Can this use setBitVal like the BitInit case below?

myhsu updated this revision to Diff 403210.Jan 26 2022, 4:16 AM
myhsu marked 2 inline comments as done.

Addressed feedbacks.

myhsu added a comment.Feb 6 2022, 5:12 PM

kindly ping

craig.topper added inline comments.Feb 6 2022, 9:29 PM
llvm/utils/TableGen/VarLenCodeEmitterGen.cpp
104

nit. Is the default for HwMode ever used? The call when HwModes is empty passes -1

325

Can the indent call be done before the loop?

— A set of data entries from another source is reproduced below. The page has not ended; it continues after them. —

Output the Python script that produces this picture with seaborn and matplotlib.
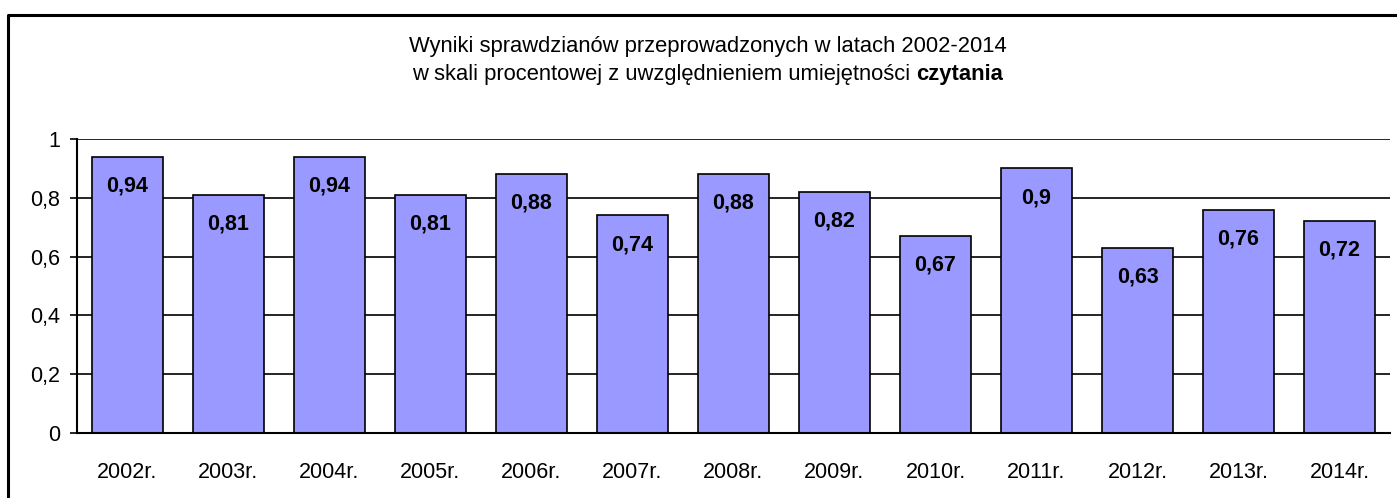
import seaborn as sns
import matplotlib.pyplot as plt
import numpy as np
import pandas as pd
from matplotlib.lines import Line2D

years = ['2002r.', '2003r.', '2004r.', '2005r.', '2006r.', '2007r.', '2008r.',
         '2009r.', '2010r.', '2011r.', '2012r.', '2013r.', '2014r.']
values = [0.94, 0.81, 0.94, 0.81, 0.88, 0.74, 0.88, 0.82, 0.67, 0.9, 0.63, 0.76, 0.72]
value_labels = ['0,94', '0,81', '0,94', '0,81', '0,88', '0,74', '0,88',
                '0,82', '0,67', '0,9', '0,63', '0,76', '0,72']
yticks = [0, 0.2, 0.4, 0.6, 0.8, 1]
ytick_labels = ['0', '0,2', '0,4', '0,6', '0,8', '1']

sns.set_theme(style='white')
plt.rcParams['font.family'] = ['Liberation Sans', 'DejaVu Sans']
plt.rcParams['text.color'] = 'black'
plt.rcParams['xtick.color'] = 'black'
plt.rcParams['ytick.color'] = 'black'

df = pd.DataFrame({'rok': years, 'wynik': values})

fig = plt.figure(figsize=(13.97, 4.98), dpi=100)
ax = fig.add_axes([0.0551, 0.1305, 0.9399, 0.5904])

sns.barplot(data=df, x='rok', y='wynik', color='#9999FF', saturation=1,
            width=0.71, edgecolor='black', linewidth=1.2, ax=ax, zorder=3)

ax.set_xlim(-0.5, len(years) - 0.5)
ax.set_ylim(0, 1)
ax.set_yticks(yticks)
ax.set_yticklabels(ytick_labels, fontsize=15.5)
ax.set_xticks(np.arange(len(years)))
ax.set_xticklabels(years, fontsize=15.5)
ax.set_xticks(np.arange(len(years) + 1) - 0.5, minor=True)
ax.tick_params(axis='x', which='major', length=0, pad=21)
ax.tick_params(axis='x', which='minor', length=5, width=1.2, color='black', direction='out')
ax.tick_params(axis='y', length=5, width=1.2, color='black', direction='out', left=True, pad=7)
ax.set_xlabel('')
ax.set_ylabel('')

for y in yticks[1:]:
    ax.axhline(y, color='black', linewidth=1.2, zorder=1)

for s in ['top', 'right']:
    ax.spines[s].set_visible(False)
for s in ['left', 'bottom']:
    ax.spines[s].set_color('black')
    ax.spines[s].set_linewidth(1.5)
    ax.spines[s].set_zorder(4)

for i, (v, lab) in enumerate(zip(values, value_labels)):
    ax.annotate(lab, (i, v), xytext=(0, -21), textcoords='offset points',
                ha='center', va='center', fontsize=15.5, fontweight='bold', zorder=5)

# title, second line with bold word
fig.text(0.5065, 0.906, 'Wyniki sprawdzianów przeprowadzonych w latach 2002-2014',
         ha='center', va='center', fontsize=15.8)
fig.canvas.draw()
r = fig.canvas.get_renderer()
t1 = fig.text(0, 0.851, 'w skali procentowej z uwzględnieniem umiejętności ',
              ha='left', va='center', fontsize=15.8)
t2 = fig.text(0, 0.851, 'czytania', ha='left', va='center', fontsize=15.8, fontweight='bold')
w1 = t1.get_window_extent(r).width
w2 = t2.get_window_extent(r).width
W = fig.bbox.width
x0 = 0.5065 * W - (w1 + w2) / 2
t1.set_x(x0 / W)
t2.set_x((x0 + w1) / W)

# chart area border (only left and top visible in the crop)
bx = 7.5 / 1397
by = 1 - 15 / 498
fig.lines.append(Line2D([bx, bx, 1.0], [0.0, by, by], transform=fig.transFigure,
                        color='black', linewidth=2.2))

fig.savefig('out.png', dpi=100)
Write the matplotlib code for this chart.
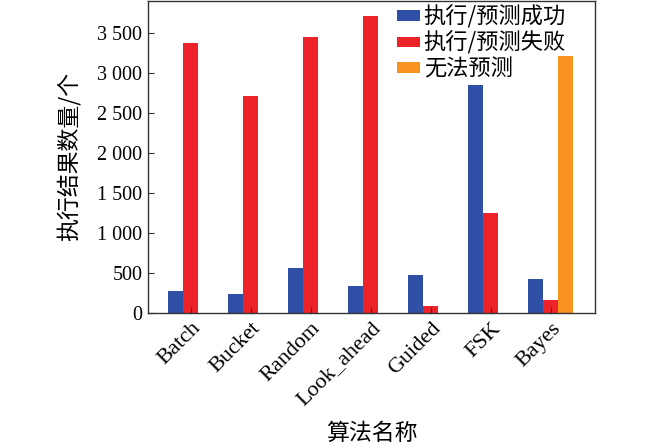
import matplotlib
matplotlib.use("Agg")
import matplotlib.pyplot as plt
import matplotlib.transforms as mtransforms
import numpy as np
from matplotlib.ticker import FuncFormatter

categories = ["Batch", "Bucket", "Random", "Look_ahead", "Guided", "FSK", "Bayes"]
success = [270, 240, 561, 340, 470, 2840, 420]
failure = [3375, 2714, 3441, 3712, 83, 1243, 162]
unpredictable = [0, 0, 0, 0, 0, 0, 3205]
series_names = ["执行/预测成功", "执行/预测失败", "无法预测"]
colors = ["#3050a8", "#ee2329", "#f7931e"]

plt.rcParams['font.family'] = ['Liberation Serif', 'Noto Sans CJK SC']

fig = plt.figure(figsize=(6.5, 4.47), dpi=100)
ax = fig.add_axes([0.2277, 0.2998, 0.6877, 0.699])

x = np.arange(len(categories))
w = 0.25
ax.bar(x - w, success, w, color=colors[0], label=series_names[0])
ax.bar(x, failure, w, color=colors[1], label=series_names[1])
ub = [i for i, v in enumerate(unpredictable) if v > 0]
ax.bar(x[ub] + w, [unpredictable[i] for i in ub], w, color=colors[2], label=series_names[2])

ax.set_xlim(-0.71, 6.74)
ax.set_ylim(0, 3900)
ax.set_yticks(np.arange(0, 3501, 500))
ax.yaxis.set_major_formatter(FuncFormatter(lambda v, p: f"{int(v):,}".replace(",", " ")))
ax.set_xticks(x)
ax.tick_params(axis='y', direction='in', labelsize=14.5, length=4, color='#333333', pad=4)
ax.tick_params(axis='x', direction='in', labelsize=16, length=4, color='#333333', pad=9)
ax.set_xticklabels(categories, rotation=45, ha='right', va='center', rotation_mode='anchor')
offset = mtransforms.ScaledTranslation(7 / 100, 0, fig.dpi_scale_trans)
for lbl in ax.get_xticklabels():
    lbl.set_transform(lbl.get_transform() + offset)
for s in ax.spines.values():
    s.set_color('#333333')
    s.set_linewidth(1.0)

ax.set_xlabel("算法名称", fontsize=16.5, labelpad=9, family=['Noto Sans CJK SC'])
ax.set_ylabel("执行结果数量/个", fontsize=16.5, labelpad=12, family=['Noto Sans CJK SC', 'Liberation Serif'])

leg = ax.legend(loc='upper left', bbox_to_anchor=(0.557, 0.985), frameon=False,
                handlelength=1.05, handleheight=0.36,
                handletextpad=0.15, labelspacing=0.12, borderaxespad=0.0, borderpad=0.0,
                prop={'family': ['Noto Sans CJK SC'], 'size': 16})

fig.savefig("out.png", dpi=100)
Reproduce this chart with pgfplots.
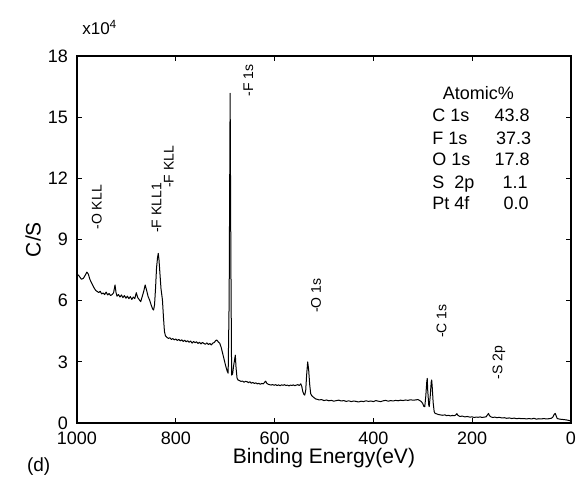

Though I'm not sure about the indent. The NumBits and Index don't have a new line after them so we're not at the start of a line here.

364

Use VarLenInsts.find to avoid doing two map lookups?

424

Use VarLenInsts.find() instead of looking up the map twice?

@myhsu I noticed you've created some further child patches - is ther plan to create a patch sequence that updates the M68k code entirely before pushing?

myhsu added a comment.Feb 7 2022, 2:45 AM

@myhsu I noticed you've created some further child patches - is ther plan to create a patch sequence that updates the M68k code entirely before pushing?

Not really, my current plan is to commit D115128 and D115234 right away once they're accepted. Same logics also goes to D119100 and D119101.
I'll make separate patches for rest of the M68k changes

myhsu updated this revision to Diff 406376.Feb 7 2022, 3:19 AM
myhsu marked 4 inline comments as done.

Addressed feedbacks.

llvm/utils/TableGen/VarLenCodeEmitterGen.cpp
104

good point, I'm fixing this on the callsite.

325

Though I'm not sure about the indent. The NumBits and Index don't have a new line after them so we're not at the start of a line here.

IS and SS are actually separate streams for different parts of the code. And SS.indent(4) is indeed at the start of a line (line 391 prints the newline for it).

This revision is now accepted and ready to land.Feb 9 2022, 11:35 AM
This revision was landed with ongoing or failed builds.Feb 11 2022, 9:33 AM
This revision was automatically updated to reflect the committed changes.